C'est aussi une histoire du retour au pays et à la terre, on se rappellera que longtemps l'Irlande aura été un pays que l'on abandonnait -- dure occupation britannique, catastrophes sanitaires, misère endémique. Et pourtant le pays, c'est le pays, pas comme l'Angleterre, où l'on n'a « jamais le sentiment d'être vraiment dans la réalité, de vivre une vraie vie. » Comme Dieu n'est jamais bien loin, même si le curé ne semble pas vraiment y croire, ne serait-ce pas comme la parabole du retour de l'enfant prodigue ? D'ailleurs, à y regarder de plus près, la plupart des personnages sont comme des enfants qui ne sont jamais partis, d'où leur méfiance face à Ruttlege : perpétuels grands frères, souvent célibataires, conformistes et craignant le qu'en dira-t-on.
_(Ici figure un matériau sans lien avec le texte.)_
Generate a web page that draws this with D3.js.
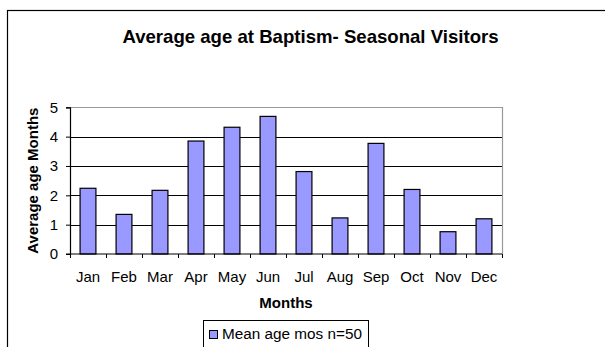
<!DOCTYPE html>
<html><head><meta charset="utf-8">
<script src="https://cdn.jsdelivr.net/npm/d3@7/dist/d3.min.js"></script>
<style>body{margin:0;background:#fff}svg{display:block;font-family:Arial,"Liberation Sans",sans-serif}</style>
</head><body><svg id="c" width="605" height="347"></svg>
<script>
const months = ["Jan","Feb","Mar","Apr","May","Jun","Jul","Aug","Sep","Oct","Nov","Dec"];
const meanAge = [2.24,1.35,2.17,3.85,4.32,4.69,2.81,1.23,3.77,2.2,0.76,1.2];
const yTicks = [0,1,2,3,4,5];
const title = "Average age at Baptism- Seasonal Visitors";
const xTitle = "Months";
const yTitle = "Average age Months";
const seriesName = "Mean age mos n=50";

const FONT = "Arial,'Liberation Sans',sans-serif";
const svg = d3.select("#c");
const L=70, R=502, T=107.3, B=254;
svg.append("rect").attr("x",7.5).attr("y",10.5).attr("width",700).attr("height",400)
  .attr("fill","#fff").attr("stroke","#000").attr("stroke-width",1.2);

const x = d3.scaleBand().domain(months).range([L,R]).paddingInner(0.56).paddingOuter(0.28);
const xb = d3.scaleBand().domain(months).range([L,R]);
const y = d3.scaleLinear().domain([0,5]).range([B,T]);

// grid
svg.append("g").selectAll("line").data(yTicks.filter(d=>d>0&&d<5)).join("line")
  .attr("x1",L).attr("x2",R).attr("y1",d=>Math.round(y(d))+0.5).attr("y2",d=>Math.round(y(d))+0.5)
  .attr("stroke","#000").attr("stroke-width",1);
// plot border top/right gray
svg.append("path").attr("d",`M${L},${Math.round(T)+0.5}H${R+0.5}V${B}`).attr("fill","none").attr("stroke","#999").attr("stroke-width",1.2);

// bars
svg.append("g").selectAll("rect").data(meanAge).join("rect")
  .attr("x",(d,i)=>x(months[i])).attr("width",x.bandwidth())
  .attr("y",d=>y(d)).attr("height",d=>B-y(d))
  .attr("fill","#9999FF").attr("stroke","#000").attr("stroke-width",1.2);

// y axis
const ya = svg.append("g").attr("transform",`translate(${L},0)`)
  .call(d3.axisLeft(y).tickValues(yTicks).tickSize(4).tickPadding(8).tickFormat(d3.format("d")));
ya.selectAll("text").attr("font-size",15).attr("fill","#000").attr("font-family",FONT);
ya.select(".domain").attr("stroke","#000").attr("stroke-width",1.2);
ya.selectAll(".tick line").attr("stroke","#000");

// x axis
const xa = svg.append("g").attr("transform",`translate(0,${B})`);
xa.append("line").attr("x1",L-4).attr("x2",R).attr("stroke","#000").attr("stroke-width",1.2);
xa.selectAll(".tk").data(months.concat(["_end"])).join("line").attr("class","tk")
  .attr("x1",(d,i)=>i<12?Math.round(xb(d))+0.5:R+0.5).attr("x2",(d,i)=>i<12?Math.round(xb(d))+0.5:R+0.5)
  .attr("y1",0).attr("y2",4).attr("stroke","#000");
xa.selectAll("text").data(months).join("text")
  .attr("x",d=>xb(d)+xb.bandwidth()/2).attr("y",28).attr("text-anchor","middle")
  .attr("font-size",15).text(d=>d);

// titles
svg.append("text").attr("x",310.5).attr("y",43).attr("text-anchor","middle")
  .attr("font-size",18.6).attr("font-weight","bold").text(title);
svg.append("text").attr("x",286).attr("y",308).attr("text-anchor","middle")
  .attr("font-size",15).attr("font-weight","bold").text(xTitle);
svg.append("text").attr("transform",`translate(38,${(T+B)/2}) rotate(-90)`).attr("text-anchor","middle")
  .attr("font-size",15).attr("font-weight","bold").text(yTitle);

// legend
const lg = svg.append("g");
lg.append("rect").attr("x",203.5).attr("y",320.5).attr("width",165).attr("height",40).attr("fill","#fff").attr("stroke","#000");
lg.append("rect").attr("x",209.5).attr("y",330.5).attr("width",8).attr("height",8).attr("fill","#9999FF").attr("stroke","#000");
lg.append("text").attr("x",222).attr("y",338.5).attr("font-size",15.3).text(seriesName);
</script></body></html>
Mais qu'on ne s'y trompe pas, ils n'ont rien de caricatural, de « rats des champs », et l'art de McGahern se manifeste dans cette habileté, mine de rien, à les faire agir et interagir dans un quotidien qui pourrait sembler empreint de banalité. Chez l'un, les nombreuses pendules de la maison sonnent irrégulièrement les heures : « Qu'est-ce qui vous presse ? N'avons-nous pas le temps devant nous ? » L'ouvrier ne vient que très irrégulièrement travailler à la construction de la grange, pourquoi s'en faire ? Vient-il enfin, quand, bucolique, Ruttlege, qui est aussi écrivain, lui déclare :
« – La façon qu'ont les chevrons d'encadrer le ciel. Les carrés de lumière sont plus intéressants que le ciel entier. Ils ont l'air plus humains, ces morceaux de ciel réduits, et puis de ce petit espace sort le ciel entier.
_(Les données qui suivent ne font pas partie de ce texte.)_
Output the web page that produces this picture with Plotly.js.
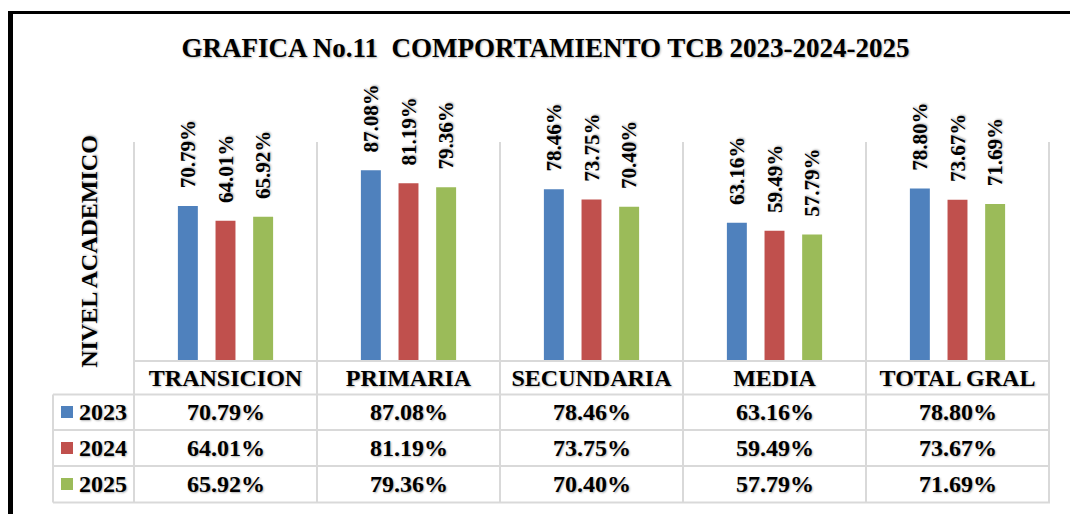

L'autre répond, terre à terre :
– Du moment qu'ils supportent la ferraille, c'est bon... »
De toute façon, il y aura bien un verre de whisky (ou deux) après le labeur. Et la religion, et la politique ? Mieux vaut faire le tour du lac, regarder s'envoler le héron, et voir s'il y a de la lumière chez les voisins.